Should one consistently fail to heed this call yekaia wandunyi, especially in times of loss, my people know how to punish. The reprimand is meted out when the culprit is at their most vulnerable making it severe and extremely painful.
I have often wondered whether this pain to the culprit and the fear instilled in those on the peripheries serves its intended purpose.
From what we now understand in coaching and neuroscience, fear rarely produces positive and lasting behaviour change. When people feel threatened or shamed, the brain moves into survival mode; fight or flee.
Since it is impossible to fight a community the culprits mostly simply pull away completely.

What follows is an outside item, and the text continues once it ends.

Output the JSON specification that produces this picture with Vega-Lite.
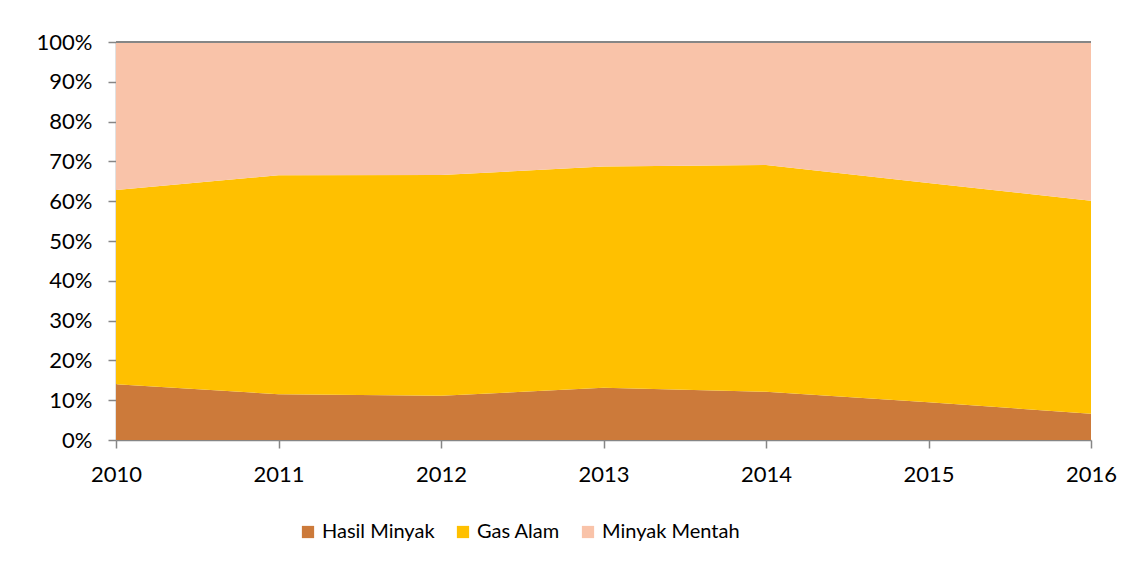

While the others comply with little creativity on how to draw advantage from the coming together/pulling together beyond burying the dead.
Yet the truth is there is profound wisdom behind kukaia wandunyi.
Being seen among your people should not only happen when someone has died.
We can gather to:
- Learn from each other
- Celebrate milestones
- Solve the problems that face our communities
- Encourage one another’s growth
When communities meet before crisis, solidarity becomes natural when crisis comes.
Today technology has made gathering far easier than it was in those days when we did so mainly at Garden Square. But technology alone is not enough.
Communities still need leadership, thoughtful conversations, and spaces where people feel invited rather than compelled.
That is where coaching approaches can help.
Coaching helps communities move:
- from fear to ownership
- from obligation to participation
- from isolation to belonging
Perhaps the deeper invitation in kukaia wandunyi is not just to showing up when we must but to show up in ways that help each other live better lives.
And that is work worth doing together. Its work I am loving!

I love this perspective. Shifting the focus from gathering only in times of grief to gathering for growth and celebration makes the community a source of life rather than just a safety net for loss. A beautiful call to action for modern communities!
“Our communities as sources of life rather than just safety nets for loss!” this is a excellent summary Anthony. Thank you for your comment.